**AIM**. Produce a word-for-word copy of the listing below without its pictures.

^^^^^^^^

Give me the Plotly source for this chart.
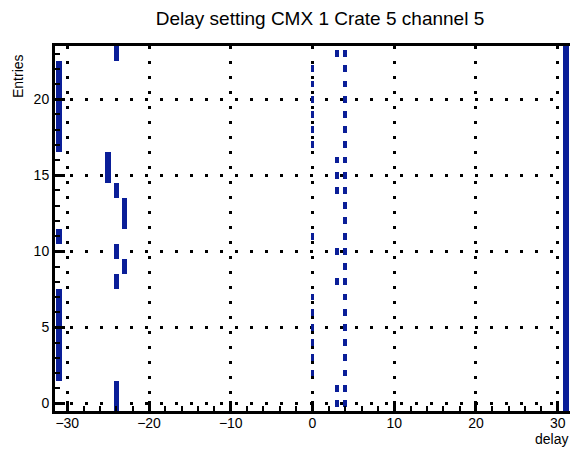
import plotly.graph_objects as go

# ---- data ----
title_text = "Delay setting CMX 1 Crate 5 channel 5"
x_title = "delay"
y_title = "Entries"

# full-size boxes (delay, entry)
full_delay = ([-31] * 13 + [-25] * 2 + [-24] * 6 + [-23] * 3 + [31] * 24)
full_entry = ([2, 3, 4, 5, 6, 7, 11, 17, 18, 19, 20, 21, 22]
              + [15, 16]
              + [0, 1, 8, 10, 14, 23]
              + [9, 12, 13]
              + list(range(24)))

# small boxes (delay, entry)
small_delay = ([0] * 13 + [3] * 8 + [4] * 24)
small_entry = ([2, 3, 4, 5, 6, 7, 11, 17, 18, 19, 20, 21, 22]
               + [0, 1, 8, 10, 14, 15, 16, 23]
               + list(range(24)))

x_ticks = [-30, -20, -10, 0, 10, 20, 30]
y_ticks = [0, 5, 10, 15, 20]

# ---- style ----
BLUE = "#0a1e98"
FONT = "Liberation Sans, Arial, Helvetica, sans-serif"
full_h, full_w = 1.0, 0.65
small_h, small_w = 0.45, 0.48

fig = go.Figure()
fig.add_trace(go.Bar(
    x=full_delay, y=[full_h] * len(full_delay),
    base=[e - full_h / 2 for e in full_entry],
    width=[full_w] * len(full_delay),
    marker=dict(color=BLUE, line=dict(width=0)),
    showlegend=False, hoverinfo="skip"))
fig.add_trace(go.Bar(
    x=small_delay, y=[small_h] * len(small_delay),
    base=[e - small_h / 2 for e in small_entry],
    width=[small_w] * len(small_delay),
    marker=dict(color=BLUE, line=dict(width=0)),
    showlegend=False, hoverinfo="skip"))

axis_common = dict(
    showline=True, linecolor="black", linewidth=3,
    ticks="inside", ticklen=10, tickwidth=2.5, tickcolor="black",
    showgrid=True, gridcolor="black", gridwidth=3, griddash="3px,12px",
    zeroline=False, layer="above traces",
    tickfont=dict(family=FONT, size=14, color="black"),
)

fig.update_layout(
    width=570, height=449,
    margin=dict(l=55, r=0, t=46, b=38),
    paper_bgcolor="white", plot_bgcolor="white",
    barmode="overlay", bargap=0,
    title=dict(text=title_text, x=320 / 570, xanchor="center",
               y=1 - 18 / 449, yanchor="middle",
               font=dict(family=FONT, size=19, color="black")),
    xaxis=dict(range=[-31.5, 31.5], tickvals=x_ticks, mirror=True,
               ticklabelstandoff=-3,
               minor=dict(dtick=2, tick0=0, ticks="inside", ticklen=5,
                          tickcolor="black", tickwidth=2, showgrid=False),
               **axis_common),
    yaxis=dict(range=[-0.5, 23.5], tickvals=y_ticks, mirror=False,
               minor=dict(dtick=1, tick0=0, ticks="inside", ticklen=5,
                          tickcolor="black", tickwidth=2, showgrid=False),
               **axis_common),
    annotations=[
        dict(text=x_title, xref="paper", yref="paper", x=1.0, y=-(439 - 411) / 365,
             xanchor="right", yanchor="middle", showarrow=False,
             font=dict(family=FONT, size=14, color="black")),
        dict(text=y_title, xref="paper", yref="paper", x=-(55 - 18) / 515,
             y=(411 - 52) / 365, xanchor="center", yanchor="top",
             textangle=-90, showarrow=False,
             font=dict(family=FONT, size=14, color="black")),
    ],
)

fig.write_html("out.html")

^^^^^^^^

**CORRECT ANSWER**.
Give me the Plotly source for this chart.
import plotly.graph_objects as go

# ---- data ----
title_text = "Delay setting CMX 1 Crate 5 channel 5"
x_title = "delay"
y_title = "Entries"

# full-size boxes (delay, entry)
full_delay = ([-31] * 13 + [-25] * 2 + [-24] * 6 + [-23] * 3 + [31] * 24)
full_entry = ([2, 3, 4, 5, 6, 7, 11, 17, 18, 19, 20, 21, 22]
              + [15, 16]
              + [0, 1, 8, 10, 14, 23]
              + [9, 12, 13]
              + list(range(24)))

# small boxes (delay, entry)
small_delay = ([0] * 13 + [3] * 8 + [4] * 24)
small_entry = ([2, 3, 4, 5, 6, 7, 11, 17, 18, 19, 20, 21, 22]
               + [0, 1, 8, 10, 14, 15, 16, 23]
               + list(range(24)))

x_ticks = [-30, -20, -10, 0, 10, 20, 30]
y_ticks = [0, 5, 10, 15, 20]

# ---- style ----
BLUE = "#0a1e98"
FONT = "Liberation Sans, Arial, Helvetica, sans-serif"
full_h, full_w = 1.0, 0.65
small_h, small_w = 0.45, 0.48

fig = go.Figure()
fig.add_trace(go.Bar(
    x=full_delay, y=[full_h] * len(full_delay),
    base=[e - full_h / 2 for e in full_entry],
    width=[full_w] * len(full_delay),
    marker=dict(color=BLUE, line=dict(width=0)),
    showlegend=False, hoverinfo="skip"))
fig.add_trace(go.Bar(
    x=small_delay, y=[small_h] * len(small_delay),
    base=[e - small_h / 2 for e in small_entry],
    width=[small_w] * len(small_delay),
    marker=dict(color=BLUE, line=dict(width=0)),
    showlegend=False, hoverinfo="skip"))

axis_common = dict(
    showline=True, linecolor="black", linewidth=3,
    ticks="inside", ticklen=10, tickwidth=2.5, tickcolor="black",
    showgrid=True, gridcolor="black", gridwidth=3, griddash="3px,12px",
    zeroline=False, layer="above traces",
    tickfont=dict(family=FONT, size=14, color="black"),
)

fig.update_layout(
    width=570, height=449,
    margin=dict(l=55, r=0, t=46, b=38),
    paper_bgcolor="white", plot_bgcolor="white",
    barmode="overlay", bargap=0,
    title=dict(text=title_text, x=320 / 570, xanchor="center",
               y=1 - 18 / 449, yanchor="middle",
               font=dict(family=FONT, size=19, color="black")),
    xaxis=dict(range=[-31.5, 31.5], tickvals=x_ticks, mirror=True,
               ticklabelstandoff=-3,
               minor=dict(dtick=2, tick0=0, ticks="inside", ticklen=5,
                          tickcolor="black", tickwidth=2, showgrid=False),
               **axis_common),
    yaxis=dict(range=[-0.5, 23.5], tickvals=y_ticks, mirror=False,
               minor=dict(dtick=1, tick0=0, ticks="inside", ticklen=5,
                          tickcolor="black", tickwidth=2, showgrid=False),
               **axis_common),
    annotations=[
        dict(text=x_title, xref="paper", yref="paper", x=1.0, y=-(439 - 411) / 365,
             xanchor="right", yanchor="middle", showarrow=False,
             font=dict(family=FONT, size=14, color="black")),
        dict(text=y_title, xref="paper", yref="paper", x=-(55 - 18) / 515,
             y=(411 - 52) / 365, xanchor="center", yanchor="top",
             textangle=-90, showarrow=False,
             font=dict(family=FONT, size=14, color="black")),
    ],
)

fig.write_html("out.html")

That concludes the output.